I don’t remember much about the salesman at Hahn’s who sold us the washer and dryer, and that’s probably a good thing. I really only remember three things about the purchase. I remember that the display units were sitting on small plastic drawers, which we were told at the time of sale were not included in the purchase of the washer and dryer. The cost of the plastic pedestals was $400. When I threatened to leave, they found us a pair with scratches on the side for half that price. My vote was vetoed (milk crates) and we bought the stands. The second thing I remember is that the paperwork and sale took far longer than I thought it should have. The biggest television on display was showing Avatar on Blu-Ray, and the kids and I spent at least half an hour watching it. The last thing I remember is that it rained on us the whole way home with the washer and dryer in the back of my truck. We stopped and ate dinner at Whataburger and I stared out the window the whole time to make sure nobody stole the washer and dryer from the bed of my truck as we ate. Nobody did.
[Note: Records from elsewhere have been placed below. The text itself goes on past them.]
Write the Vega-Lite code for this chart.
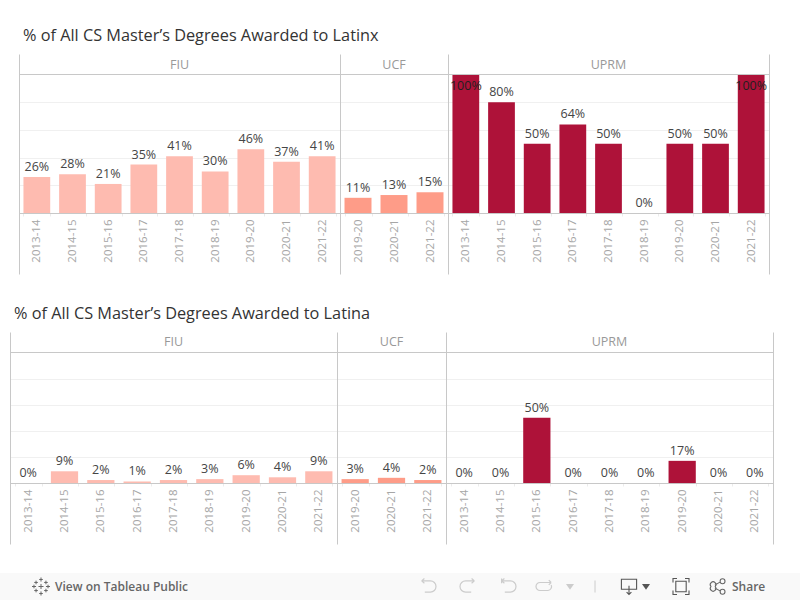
{
"$schema":"https://vega.github.io/schema/vega-lite/v6.json",
"padding":{"left":0,"top":27,"right":0,"bottom":0},
"background":"white",
"spacing":29,
"config":{
 "view":{"stroke":null},
 "concat":{"spacing":0},
 "axisX":{"title":null,"labelAngle":-90,"labelAlign":"right","labelBaseline":"middle","labelFont":"Open Sans","labelFontSize":11.5,"labelColor":"#a6a6a6","labelPadding":3,"domainColor":"#c8c8c8","domainWidth":1,"tickColor":"#ececec","tickSize":3,"tickBand":"extent","offset":-61,"grid":false,"labelOverlap":false},
 "axisY":{"title":null,"labels":false,"ticks":false,"domain":true,"domainColor":"#c8c8c8","domainWidth":1,"grid":true,"gridColor":"#f0f0f0","gridWidth":1},
 "text":{"font":"Open Sans","fontSize":12.5,"color":"#454545"},
 "title":{"font":"Open Sans","fontSize":16.3,"fontWeight":"normal","color":"#333333","anchor":"start","offset":10}
},
"datasets":{
 "latinx":[
  {"university":"FIU","year":"2013-14","share":0.26},{"university":"FIU","year":"2014-15","share":0.28},{"university":"FIU","year":"2015-16","share":0.21},{"university":"FIU","year":"2016-17","share":0.35},{"university":"FIU","year":"2017-18","share":0.41},{"university":"FIU","year":"2018-19","share":0.30},{"university":"FIU","year":"2019-20","share":0.46},{"university":"FIU","year":"2020-21","share":0.37},{"university":"FIU","year":"2021-22","share":0.41},
  {"university":"UCF","year":"2019-20","share":0.11},{"university":"UCF","year":"2020-21","share":0.13},{"university":"UCF","year":"2021-22","share":0.15},
  {"university":"UPRM","year":"2013-14","share":1},{"university":"UPRM","year":"2014-15","share":0.8},{"university":"UPRM","year":"2015-16","share":0.5},{"university":"UPRM","year":"2016-17","share":0.64},{"university":"UPRM","year":"2017-18","share":0.5},{"university":"UPRM","year":"2018-19","share":0},{"university":"UPRM","year":"2019-20","share":0.5},{"university":"UPRM","year":"2020-21","share":0.5},{"university":"UPRM","year":"2021-22","share":1}
 ],
 "latina":[
  {"university":"FIU","year":"2013-14","share":0},{"university":"FIU","year":"2014-15","share":0.09},{"university":"FIU","year":"2015-16","share":0.023},{"university":"FIU","year":"2016-17","share":0.012},{"university":"FIU","year":"2017-18","share":0.023},{"university":"FIU","year":"2018-19","share":0.03},{"university":"FIU","year":"2019-20","share":0.06},{"university":"FIU","year":"2020-21","share":0.044},{"university":"FIU","year":"2021-22","share":0.09},
  {"university":"UCF","year":"2019-20","share":0.03},{"university":"UCF","year":"2020-21","share":0.04},{"university":"UCF","year":"2021-22","share":0.023},
  {"university":"UPRM","year":"2013-14","share":0},{"university":"UPRM","year":"2014-15","share":0},{"university":"UPRM","year":"2015-16","share":0.5},{"university":"UPRM","year":"2016-17","share":0},{"university":"UPRM","year":"2017-18","share":0},{"university":"UPRM","year":"2018-19","share":0},{"university":"UPRM","year":"2019-20","share":0.17},{"university":"UPRM","year":"2020-21","share":0},{"university":"UPRM","year":"2021-22","share":0}
 ]
},
"vconcat":[
 {"spacing":31,"vconcat":[
 {"title":{"text":"% of All CS Master’s Degrees Awarded to Latinx","dx":23},"bounds":"flush",
  "hconcat":[
  {"width":19,"height":220,"data":{"values":[]},"mark":"rule","encoding":{}},
  {"width":321,"height":220,
   "layer":[
    {"data":{"name":"latinx"},"transform":[{"filter":"datum.university==='FIU'"}],
     "encoding":{"x":{"field":"year","type":"nominal","scale":{"paddingInner":0.25,"paddingOuter":0.125}},"y":{"field":"share","type":"quantitative","stack":null,"scale":{"domain":[-0.44,1.148],"nice":false,"zero":false},"axis":{"values":[0.2,0.4,0.6,0.8]}}},
     "layer":[
      {"mark":{"type":"bar","color":"#febbb0"}},
      {"mark":{"type":"text","dy":-10},"encoding":{"text":{"field":"share","type":"quantitative","format":".0%"}}}
     ]},
    {"data":{"values":[{"university":"FIU"}]},"mark":{"type":"text","color":"#999999","fontSize":12.5},"encoding":{"x":{"datum":"2017-18"},"y":{"datum":1.072,"type":"quantitative"},"text":{"field":"university"}}},
    {"data":{"values":[{"line":"header"}]},"mark":{"type":"rule","color":"#c8c8c8"},"encoding":{"y":{"datum":1,"type":"quantitative"}}}
   ]},
  {"width":108,"height":220,
   "layer":[
    {"data":{"name":"latinx"},"transform":[{"filter":"datum.university==='UCF'"}],
     "encoding":{"x":{"field":"year","type":"nominal","scale":{"paddingInner":0.25,"paddingOuter":0.125}},"y":{"field":"share","type":"quantitative","stack":null,"scale":{"domain":[-0.44,1.148],"nice":false,"zero":false},"axis":{"values":[0.2,0.4,0.6,0.8]}}},
     "layer":[
      {"mark":{"type":"bar","color":"#fe9c88"}},
      {"mark":{"type":"text","dy":-10},"encoding":{"text":{"field":"share","type":"quantitative","format":".0%"}}}
     ]},
    {"data":{"values":[{"university":"UCF"}]},"mark":{"type":"text","color":"#999999","fontSize":12.5},"encoding":{"x":{"datum":"2020-21"},"y":{"datum":1.072,"type":"quantitative"},"text":{"field":"university"}}},
    {"data":{"values":[{"line":"header"}]},"mark":{"type":"rule","color":"#c8c8c8"},"encoding":{"y":{"datum":1,"type":"quantitative"}}}
   ]},
  {"width":321,"height":220,"resolve":{"scale":{"y":"independent"}},
   "layer":[
    {"layer":[
     {"data":{"name":"latinx"},"transform":[{"filter":"datum.university==='UPRM'"}],
      "encoding":{"x":{"field":"year","type":"nominal","scale":{"paddingInner":0.25,"paddingOuter":0.125}},"y":{"field":"share","type":"quantitative","stack":null,"scale":{"domain":[-0.44,1.148],"nice":false,"zero":false},"axis":{"values":[0.2,0.4,0.6,0.8]}}},
      "layer":[
       {"mark":{"type":"bar","color":"#ae1239"}},
       {"transform":[{"filter":"datum.share<1"}],"mark":{"type":"text","dy":-10},"encoding":{"text":{"field":"share","type":"quantitative","format":".0%"}}},
       {"transform":[{"filter":"datum.share>=1"}],"mark":{"type":"text","dy":11,"color":"#1f1f1f"},"encoding":{"text":{"field":"share","type":"quantitative","format":".0%"}}}
      ]},
     {"data":{"values":[{"university":"UPRM"}]},"mark":{"type":"text","color":"#999999","fontSize":12.5},"encoding":{"x":{"datum":"2017-18"},"y":{"datum":1.072,"type":"quantitative"},"text":{"field":"university"}}},
     {"data":{"values":[{"line":"header"}]},"mark":{"type":"rule","color":"#c8c8c8"},"encoding":{"y":{"datum":1,"type":"quantitative"}}}
    ]},
    {"data":{"values":[{"line":"edge"}]},"mark":{"type":"rule","opacity":0},"encoding":{"y":{"datum":0,"type":"quantitative","scale":{"domain":[-0.44,1.148],"nice":false,"zero":false},"axis":{"orient":"right","grid":false}}}}
   ]}
 ]},
 {"title":{"text":"% of All CS Master’s Degrees Awarded to Latina","dx":14},"bounds":"flush",
  "hconcat":[
  {"width":10,"height":212,"data":{"values":[]},"mark":"rule","encoding":{}},
  {"width":327,"height":212,
   "layer":[
    {"data":{"name":"latina"},"transform":[{"filter":"datum.university==='FIU'"}],
     "encoding":{"x":{"field":"year","type":"nominal","scale":{"paddingInner":0.25,"paddingOuter":0.125}},"y":{"field":"share","type":"quantitative","stack":null,"scale":{"domain":[-0.467,1.157],"nice":false,"zero":false},"axis":{"values":[0.2,0.4,0.6,0.8]}}},
     "layer":[
      {"mark":{"type":"bar","color":"#febbb0"}},
      {"mark":{"type":"text","dy":-10},"encoding":{"text":{"field":"share","type":"quantitative","format":".0%"}}}
     ]},
    {"data":{"values":[{"university":"FIU"}]},"mark":{"type":"text","color":"#999999","fontSize":12.5},"encoding":{"x":{"datum":"2017-18"},"y":{"datum":1.077,"type":"quantitative"},"text":{"field":"university"}}},
    {"data":{"values":[{"line":"header"}]},"mark":{"type":"rule","color":"#c8c8c8"},"encoding":{"y":{"datum":1,"type":"quantitative"}}}
   ]},
  {"width":109,"height":212,
   "layer":[
    {"data":{"name":"latina"},"transform":[{"filter":"datum.university==='UCF'"}],
     "encoding":{"x":{"field":"year","type":"nominal","scale":{"paddingInner":0.25,"paddingOuter":0.125}},"y":{"field":"share","type":"quantitative","stack":null,"scale":{"domain":[-0.467,1.157],"nice":false,"zero":false},"axis":{"values":[0.2,0.4,0.6,0.8]}}},
     "layer":[
      {"mark":{"type":"bar","color":"#fe9c88"}},
      {"mark":{"type":"text","dy":-10},"encoding":{"text":{"field":"share","type":"quantitative","format":".0%"}}}
     ]},
    {"data":{"values":[{"university":"UCF"}]},"mark":{"type":"text","color":"#999999","fontSize":12.5},"encoding":{"x":{"datum":"2020-21"},"y":{"datum":1.077,"type":"quantitative"},"text":{"field":"university"}}},
    {"data":{"values":[{"line":"header"}]},"mark":{"type":"rule","color":"#c8c8c8"},"encoding":{"y":{"datum":1,"type":"quantitative"}}}
   ]},
  {"width":327,"height":212,"resolve":{"scale":{"y":"independent"}},
   "layer":[
    {"layer":[
     {"data":{"name":"latina"},"transform":[{"filter":"datum.university==='UPRM'"}],
      "encoding":{"x":{"field":"year","type":"nominal","scale":{"paddingInner":0.25,"paddingOuter":0.125}},"y":{"field":"share","type":"quantitative","stack":null,"scale":{"domain":[-0.467,1.157],"nice":false,"zero":false},"axis":{"values":[0.2,0.4,0.6,0.8]}}},
      "layer":[
       {"mark":{"type":"bar","color":"#ae1239"}},
       {"mark":{"type":"text","dy":-10},"encoding":{"text":{"field":"share","type":"quantitative","format":".0%"}}}
      ]},
     {"data":{"values":[{"university":"UPRM"}]},"mark":{"type":"text","color":"#999999","fontSize":12.5},"encoding":{"x":{"datum":"2017-18"},"y":{"datum":1.077,"type":"quantitative"},"text":{"field":"university"}}},
     {"data":{"values":[{"line":"header"}]},"mark":{"type":"rule","color":"#c8c8c8"},"encoding":{"y":{"datum":1,"type":"quantitative"}}}
    ]},
    {"data":{"values":[{"line":"edge"}]},"mark":{"type":"rule","opacity":0},"encoding":{"y":{"datum":0,"type":"quantitative","scale":{"domain":[-0.467,1.157],"nice":false,"zero":false},"axis":{"orient":"right","grid":false}}}}
   ]}
 ]}
 ]},
 {"width":800,"height":27,"view":{"fill":"#f9f9f9","stroke":null},"data":{"values":[{"toolbar":"Tableau Public"}]},
  "layer":[
   {"mark":{"type":"point","shape":"M0 -1V-.55M-.2 -.78H.2M0 .55V1M-.2 .78H.2M-1 0H-.55M-.78 -.2V.2M.55 0H1M.78 -.2V.2M0 -.28V.28M-.28 0H.28M-.55 -.65V-.25M-.75 -.45H-.35M.55 -.65V-.25M.35 -.45H.75M-.55 .25V.65M-.75 .45H-.35M.55 .25V.65M.35 .45H.75","size":324,"stroke":"#666666","strokeWidth":1,"opacity":1},"encoding":{"x":{"datum":41,"scale":{"domain":[0,800],"nice":false},"axis":null}}},
   {"mark":{"type":"text","text":"View on Tableau Public","align":"left","font":"Open Sans","fontSize":12,"fontWeight":600,"color":"#666666"},"encoding":{"x":{"datum":55}}},
   {"mark":{"type":"point","shape":"M-.8 -.7H.3A.7 .7 0 0 1 .3 .7H-.4M-.8 -.7L-.45 -1M-.8 -.7L-.45 -.4","size":256,"stroke":"#cccccc","strokeWidth":1.2,"opacity":1},"encoding":{"x":{"datum":428}}},
   {"mark":{"type":"point","shape":"M.8 -.7H-.3A.7 .7 0 0 0 -.3 .7H.4M.8 -.7L.45 -1M.8 -.7L.45 -.4","size":256,"stroke":"#cccccc","strokeWidth":1.2,"opacity":1},"encoding":{"x":{"datum":468}}},
   {"mark":{"type":"point","shape":"M-.8 -1V-.4M-.8 -.7H.3A.7 .7 0 0 1 .3 .7H-.4M-.8 -.7L-.45 -1M-.8 -.7L-.45 -.4","size":256,"stroke":"#cccccc","strokeWidth":1.2,"opacity":1},"encoding":{"x":{"datum":508}}},
   {"mark":{"type":"point","shape":"M.9 -.5H-.5A.5 .5 0 0 0 -.5 .5H.5A.5 .5 0 0 0 .9 -.2M.9 -.5L.6 -.8M.9 -.5L.6 -.2","size":256,"stroke":"#cccccc","strokeWidth":1.2,"opacity":1},"encoding":{"x":{"datum":544}}},
   {"mark":{"type":"point","shape":"M-1 -.6H1L0 .8Z","filled":true,"size":64,"color":"#cccccc","opacity":1},"encoding":{"x":{"datum":570}}},
   {"mark":{"type":"point","shape":"M0 -1V1","size":144,"stroke":"#cccccc","strokeWidth":1,"opacity":1},"encoding":{"x":{"datum":595}}},
   {"mark":{"type":"point","shape":"M-.95 -.9H.95V.35H-.95ZM0 -.1V1M-.3 .7L0 1L.3 .7","size":256,"stroke":"#555555","strokeWidth":1.1,"opacity":1},"encoding":{"x":{"datum":629}}},
   {"mark":{"type":"point","shape":"M-1 -.6H1L0 .8Z","filled":true,"size":64,"color":"#555555","opacity":1},"encoding":{"x":{"datum":646}}},
   {"mark":{"type":"point","shape":"M-1 -.5V-1H-.5M.5 -1H1V-.5M1 .5V1H.5M-.5 1H-1V.5M-.65 -.65H.65V.65H-.65Z","size":256,"stroke":"#555555","strokeWidth":1.1,"opacity":1},"encoding":{"x":{"datum":681}}},
   {"mark":{"type":"point","shape":"M-.45 -.2L.4 -.7M-.45 .2L.4 .7M-.4 0A.4 .4 0 1 1 -1 0A.4 .4 0 1 1 -.4 0ZM1 -.75A.35 .35 0 1 1 .3 -.75A.35 .35 0 1 1 1 -.75ZM1 .75A.35 .35 0 1 1 .3 .75A.35 .35 0 1 1 1 .75Z","size":196,"stroke":"#666666","strokeWidth":1.1,"opacity":1},"encoding":{"x":{"datum":718}}},
   {"mark":{"type":"text","text":"Share","align":"left","font":"Open Sans","fontSize":12,"fontWeight":600,"color":"#666666"},"encoding":{"x":{"datum":732}}}
  ]}
]
}
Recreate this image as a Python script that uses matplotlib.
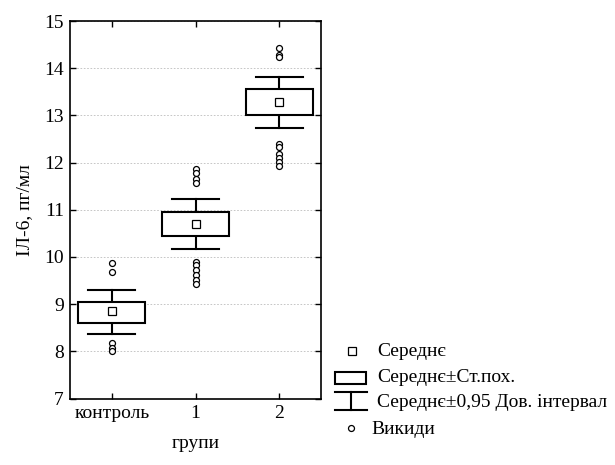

Including the cost of the pedestals, we paid nearly $1,500 for the washer and dryer.
Last year, the washer began “pausing” itself. The washer has a pause button. I’m not sure who starts a load of laundry and then decides to pause it, but the option’s there. Anyway, our washer now pauses itself. You press “play” to start washing a load (I don’t know why the washer has VCR-like controls on it) and three minutes later, the washer pauses itself. This seems like an entire problem that could have been avoided by not even putting a pause button on the washer, but there it is and that’s what it does.
The solution is to simply press play again, at which point the washer resumes and you eventually end up with a load of clean laundry. This was semi-annoying when it did it once per load. Now it does it three or four times per load. Every load. That means when you put the clothes in the washer and hit play, the timer reads “60 minutes.” If you come back in 60 minutes the timer will be flashing “57 minutes” and be paused, at which point you must press play again and come back in 57 minutes. Then it’ll say 40 minutes, and be paused. And so on and so forth. Like I said, it now stops three or four times per load. Everyone in the house has been trained to check the front of the washer when passing by the laundry room and press the button if it is flashing.
A few weeks ago, Susan called a repairman to come out and look at the washer. Based on some internet troubleshooting, we thought there was a problem with the water filter. We were wrong.
Turns out, the washer’s motherboard is “going out” according to the repairman. It’s not dead yet, but eventually it will die. The problem will continue to get worse until eventually the washer simply won’t unpause again and our clothes will be stuck in the washer while it’s full of water. The repairman showed us how to manually open the front of the washer should this happen.
“You’ll probably want a bucket to catch the water,” he offered.
The cost to replace the motherboard is $900, plus $70 for this last service call and $70 for the next one. I’m not sure if the $900 includes labor, but the washer new cost $600 so it’s a moot point. The manufacturer’s warranty was only good for a year. The extended warranty, which we did not purchase, would have covered the washer for three years. We have owned the washer for three years, three months.
We’re going to keep unpausing the washer for as long as that trick works. When it dies, we’ll replace it — probably with a top loader, and hopefully with one that doesn’t contain a motherboard.